PROBLEM DESCRIPTION:
Without the pictures, extract every line from the start of the material to the line containing "(135,173) rectangle (887,1071);", both ends included.

DATA SEGMENT:
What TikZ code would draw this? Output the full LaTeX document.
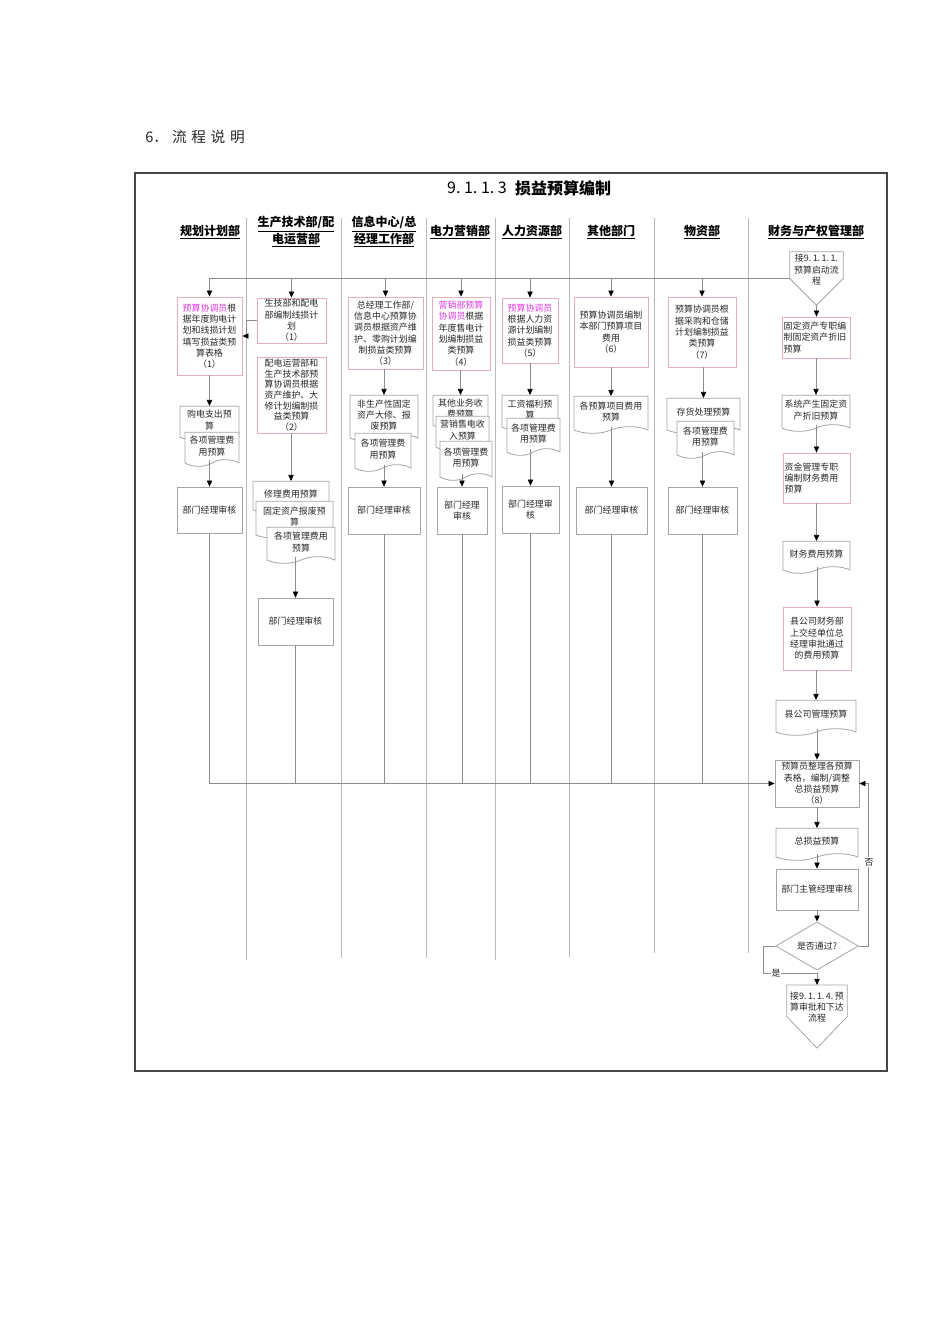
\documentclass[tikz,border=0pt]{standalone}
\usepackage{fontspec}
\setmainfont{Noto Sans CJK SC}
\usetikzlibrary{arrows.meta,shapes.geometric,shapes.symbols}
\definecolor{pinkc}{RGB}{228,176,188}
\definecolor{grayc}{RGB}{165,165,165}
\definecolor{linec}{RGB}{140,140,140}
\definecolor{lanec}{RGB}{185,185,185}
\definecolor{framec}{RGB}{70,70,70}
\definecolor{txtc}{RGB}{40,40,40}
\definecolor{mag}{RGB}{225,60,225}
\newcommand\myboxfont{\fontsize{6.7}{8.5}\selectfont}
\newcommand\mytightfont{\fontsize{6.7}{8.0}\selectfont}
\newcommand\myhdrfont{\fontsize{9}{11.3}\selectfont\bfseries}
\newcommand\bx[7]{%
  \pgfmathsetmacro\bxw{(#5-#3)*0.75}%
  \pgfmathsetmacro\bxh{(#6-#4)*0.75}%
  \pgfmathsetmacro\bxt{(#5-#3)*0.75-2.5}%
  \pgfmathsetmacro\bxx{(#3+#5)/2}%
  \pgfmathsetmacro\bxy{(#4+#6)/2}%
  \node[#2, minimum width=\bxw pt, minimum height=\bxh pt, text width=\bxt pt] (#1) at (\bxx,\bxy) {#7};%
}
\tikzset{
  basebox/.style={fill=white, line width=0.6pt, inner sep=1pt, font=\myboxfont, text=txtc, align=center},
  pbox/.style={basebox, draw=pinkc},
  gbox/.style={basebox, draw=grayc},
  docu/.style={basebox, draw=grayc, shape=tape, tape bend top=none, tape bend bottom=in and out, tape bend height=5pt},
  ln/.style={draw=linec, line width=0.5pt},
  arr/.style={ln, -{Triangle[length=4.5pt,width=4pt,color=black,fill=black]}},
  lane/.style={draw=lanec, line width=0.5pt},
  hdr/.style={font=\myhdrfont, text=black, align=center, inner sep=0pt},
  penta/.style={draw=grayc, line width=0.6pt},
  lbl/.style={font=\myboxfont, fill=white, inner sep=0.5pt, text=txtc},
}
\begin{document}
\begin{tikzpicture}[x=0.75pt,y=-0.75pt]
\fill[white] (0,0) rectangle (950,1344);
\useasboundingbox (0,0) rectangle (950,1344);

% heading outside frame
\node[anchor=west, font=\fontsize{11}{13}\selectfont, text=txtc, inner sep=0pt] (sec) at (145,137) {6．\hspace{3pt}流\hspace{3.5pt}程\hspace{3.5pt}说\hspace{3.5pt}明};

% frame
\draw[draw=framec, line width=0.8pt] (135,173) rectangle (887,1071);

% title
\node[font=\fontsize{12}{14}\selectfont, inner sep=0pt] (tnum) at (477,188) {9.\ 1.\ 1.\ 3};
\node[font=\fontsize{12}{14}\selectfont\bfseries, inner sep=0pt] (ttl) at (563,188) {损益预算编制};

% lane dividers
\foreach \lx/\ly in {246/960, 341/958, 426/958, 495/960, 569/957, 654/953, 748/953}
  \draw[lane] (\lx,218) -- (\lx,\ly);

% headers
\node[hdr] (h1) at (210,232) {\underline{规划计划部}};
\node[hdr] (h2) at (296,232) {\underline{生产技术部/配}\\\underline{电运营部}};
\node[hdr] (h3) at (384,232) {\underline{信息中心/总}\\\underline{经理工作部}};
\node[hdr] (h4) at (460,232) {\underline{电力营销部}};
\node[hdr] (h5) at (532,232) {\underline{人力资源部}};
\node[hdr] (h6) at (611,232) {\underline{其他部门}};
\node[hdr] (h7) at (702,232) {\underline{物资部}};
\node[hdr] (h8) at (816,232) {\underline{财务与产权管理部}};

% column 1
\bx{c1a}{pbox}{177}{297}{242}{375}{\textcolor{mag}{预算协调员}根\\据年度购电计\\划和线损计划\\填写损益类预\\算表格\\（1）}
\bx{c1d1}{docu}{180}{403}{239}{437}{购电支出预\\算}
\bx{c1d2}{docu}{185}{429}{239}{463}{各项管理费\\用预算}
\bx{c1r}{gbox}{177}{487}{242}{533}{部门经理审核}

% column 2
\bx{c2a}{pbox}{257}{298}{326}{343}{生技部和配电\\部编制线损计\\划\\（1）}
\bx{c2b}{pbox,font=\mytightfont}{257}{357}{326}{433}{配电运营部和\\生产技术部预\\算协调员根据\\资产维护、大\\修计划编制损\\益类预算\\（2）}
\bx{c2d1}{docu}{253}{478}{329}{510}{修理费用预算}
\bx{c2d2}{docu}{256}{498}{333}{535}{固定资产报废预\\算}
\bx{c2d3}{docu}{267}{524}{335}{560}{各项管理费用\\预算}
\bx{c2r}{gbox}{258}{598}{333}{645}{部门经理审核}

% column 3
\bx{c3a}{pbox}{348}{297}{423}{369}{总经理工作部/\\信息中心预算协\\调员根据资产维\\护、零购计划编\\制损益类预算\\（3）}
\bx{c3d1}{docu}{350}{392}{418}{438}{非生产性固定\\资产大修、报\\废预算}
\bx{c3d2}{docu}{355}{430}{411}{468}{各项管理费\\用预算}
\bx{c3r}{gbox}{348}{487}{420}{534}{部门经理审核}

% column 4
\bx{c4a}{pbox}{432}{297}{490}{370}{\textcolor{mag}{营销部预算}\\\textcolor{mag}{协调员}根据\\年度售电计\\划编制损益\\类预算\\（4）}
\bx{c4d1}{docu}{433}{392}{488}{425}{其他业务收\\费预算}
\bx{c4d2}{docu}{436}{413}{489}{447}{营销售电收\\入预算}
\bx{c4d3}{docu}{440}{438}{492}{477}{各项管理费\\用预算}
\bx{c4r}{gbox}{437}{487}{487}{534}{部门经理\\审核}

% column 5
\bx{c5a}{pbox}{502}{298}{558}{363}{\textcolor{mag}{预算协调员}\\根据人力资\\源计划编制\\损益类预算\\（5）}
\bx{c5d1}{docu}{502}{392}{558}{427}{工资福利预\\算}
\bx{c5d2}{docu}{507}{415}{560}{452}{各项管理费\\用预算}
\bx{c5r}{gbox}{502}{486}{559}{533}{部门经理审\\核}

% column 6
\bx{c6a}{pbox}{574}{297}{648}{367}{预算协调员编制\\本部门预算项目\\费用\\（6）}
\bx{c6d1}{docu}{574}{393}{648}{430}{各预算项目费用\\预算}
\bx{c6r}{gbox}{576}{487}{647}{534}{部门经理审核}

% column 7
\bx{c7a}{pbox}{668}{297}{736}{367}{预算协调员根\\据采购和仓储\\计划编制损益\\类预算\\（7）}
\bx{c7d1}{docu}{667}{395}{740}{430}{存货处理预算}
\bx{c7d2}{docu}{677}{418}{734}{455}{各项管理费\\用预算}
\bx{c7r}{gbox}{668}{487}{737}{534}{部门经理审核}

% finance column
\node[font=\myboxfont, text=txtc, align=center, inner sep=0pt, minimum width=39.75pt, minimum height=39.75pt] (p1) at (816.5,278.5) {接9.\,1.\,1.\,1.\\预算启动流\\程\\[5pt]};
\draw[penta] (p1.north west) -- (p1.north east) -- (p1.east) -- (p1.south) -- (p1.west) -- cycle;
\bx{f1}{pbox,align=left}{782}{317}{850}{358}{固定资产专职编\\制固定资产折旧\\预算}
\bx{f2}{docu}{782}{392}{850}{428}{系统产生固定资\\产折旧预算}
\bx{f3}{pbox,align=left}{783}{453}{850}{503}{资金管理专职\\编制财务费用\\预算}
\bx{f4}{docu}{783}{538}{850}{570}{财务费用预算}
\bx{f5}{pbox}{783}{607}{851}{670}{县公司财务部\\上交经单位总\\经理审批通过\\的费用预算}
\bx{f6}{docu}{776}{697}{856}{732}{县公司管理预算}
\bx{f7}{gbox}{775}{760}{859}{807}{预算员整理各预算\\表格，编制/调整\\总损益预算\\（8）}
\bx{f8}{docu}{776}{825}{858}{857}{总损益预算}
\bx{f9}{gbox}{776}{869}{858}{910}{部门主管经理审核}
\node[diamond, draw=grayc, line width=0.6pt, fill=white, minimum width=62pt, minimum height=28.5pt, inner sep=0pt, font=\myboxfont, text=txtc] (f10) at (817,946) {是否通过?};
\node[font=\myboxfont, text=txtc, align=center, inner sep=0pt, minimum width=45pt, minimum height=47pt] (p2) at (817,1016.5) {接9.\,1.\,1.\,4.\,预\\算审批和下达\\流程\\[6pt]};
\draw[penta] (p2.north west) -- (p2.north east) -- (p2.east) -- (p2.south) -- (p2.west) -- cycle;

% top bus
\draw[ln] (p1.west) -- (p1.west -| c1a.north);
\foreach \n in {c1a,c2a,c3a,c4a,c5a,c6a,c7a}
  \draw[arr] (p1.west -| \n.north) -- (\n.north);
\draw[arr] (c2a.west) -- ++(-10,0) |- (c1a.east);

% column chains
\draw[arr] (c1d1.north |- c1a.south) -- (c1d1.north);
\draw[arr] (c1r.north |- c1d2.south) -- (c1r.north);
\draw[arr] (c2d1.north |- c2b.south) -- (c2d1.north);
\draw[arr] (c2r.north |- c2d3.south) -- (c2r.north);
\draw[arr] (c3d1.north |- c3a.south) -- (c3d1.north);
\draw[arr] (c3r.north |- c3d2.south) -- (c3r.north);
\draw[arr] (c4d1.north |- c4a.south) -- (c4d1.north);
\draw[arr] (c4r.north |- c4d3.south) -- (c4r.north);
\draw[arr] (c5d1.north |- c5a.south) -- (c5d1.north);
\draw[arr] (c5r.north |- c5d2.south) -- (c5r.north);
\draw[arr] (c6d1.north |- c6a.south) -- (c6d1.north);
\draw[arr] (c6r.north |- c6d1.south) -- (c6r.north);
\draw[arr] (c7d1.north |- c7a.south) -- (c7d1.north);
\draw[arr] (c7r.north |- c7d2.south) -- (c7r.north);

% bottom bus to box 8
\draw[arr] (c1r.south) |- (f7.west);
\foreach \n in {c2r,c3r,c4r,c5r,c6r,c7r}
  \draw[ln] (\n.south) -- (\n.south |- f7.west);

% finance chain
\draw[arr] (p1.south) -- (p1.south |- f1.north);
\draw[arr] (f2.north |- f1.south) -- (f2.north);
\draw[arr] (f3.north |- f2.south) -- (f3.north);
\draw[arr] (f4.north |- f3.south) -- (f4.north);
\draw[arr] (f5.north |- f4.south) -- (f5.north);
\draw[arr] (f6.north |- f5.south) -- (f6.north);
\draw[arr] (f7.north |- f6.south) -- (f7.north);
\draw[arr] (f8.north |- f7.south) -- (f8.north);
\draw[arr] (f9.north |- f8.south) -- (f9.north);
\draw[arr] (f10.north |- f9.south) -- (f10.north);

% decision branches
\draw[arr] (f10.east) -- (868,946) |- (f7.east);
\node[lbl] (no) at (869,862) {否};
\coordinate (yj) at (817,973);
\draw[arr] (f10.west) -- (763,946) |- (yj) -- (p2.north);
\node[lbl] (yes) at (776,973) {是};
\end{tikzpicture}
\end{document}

IN RESPONSE:
What TikZ code would draw this? Output the full LaTeX document.
\documentclass[tikz,border=0pt]{standalone}
\usepackage{fontspec}
\setmainfont{Noto Sans CJK SC}
\usetikzlibrary{arrows.meta,shapes.geometric,shapes.symbols}
\definecolor{pinkc}{RGB}{228,176,188}
\definecolor{grayc}{RGB}{165,165,165}
\definecolor{linec}{RGB}{140,140,140}
\definecolor{lanec}{RGB}{185,185,185}
\definecolor{framec}{RGB}{70,70,70}
\definecolor{txtc}{RGB}{40,40,40}
\definecolor{mag}{RGB}{225,60,225}
\newcommand\myboxfont{\fontsize{6.7}{8.5}\selectfont}
\newcommand\mytightfont{\fontsize{6.7}{8.0}\selectfont}
\newcommand\myhdrfont{\fontsize{9}{11.3}\selectfont\bfseries}
\newcommand\bx[7]{%
  \pgfmathsetmacro\bxw{(#5-#3)*0.75}%
  \pgfmathsetmacro\bxh{(#6-#4)*0.75}%
  \pgfmathsetmacro\bxt{(#5-#3)*0.75-2.5}%
  \pgfmathsetmacro\bxx{(#3+#5)/2}%
  \pgfmathsetmacro\bxy{(#4+#6)/2}%
  \node[#2, minimum width=\bxw pt, minimum height=\bxh pt, text width=\bxt pt] (#1) at (\bxx,\bxy) {#7};%
}
\tikzset{
  basebox/.style={fill=white, line width=0.6pt, inner sep=1pt, font=\myboxfont, text=txtc, align=center},
  pbox/.style={basebox, draw=pinkc},
  gbox/.style={basebox, draw=grayc},
  docu/.style={basebox, draw=grayc, shape=tape, tape bend top=none, tape bend bottom=in and out, tape bend height=5pt},
  ln/.style={draw=linec, line width=0.5pt},
  arr/.style={ln, -{Triangle[length=4.5pt,width=4pt,color=black,fill=black]}},
  lane/.style={draw=lanec, line width=0.5pt},
  hdr/.style={font=\myhdrfont, text=black, align=center, inner sep=0pt},
  penta/.style={draw=grayc, line width=0.6pt},
  lbl/.style={font=\myboxfont, fill=white, inner sep=0.5pt, text=txtc},
}
\begin{document}
\begin{tikzpicture}[x=0.75pt,y=-0.75pt]
\fill[white] (0,0) rectangle (950,1344);
\useasboundingbox (0,0) rectangle (950,1344);

% heading outside frame
\node[anchor=west, font=\fontsize{11}{13}\selectfont, text=txtc, inner sep=0pt] (sec) at (145,137) {6．\hspace{3pt}流\hspace{3.5pt}程\hspace{3.5pt}说\hspace{3.5pt}明};

% frame
\draw[draw=framec, line width=0.8pt] (135,173) rectangle (887,1071);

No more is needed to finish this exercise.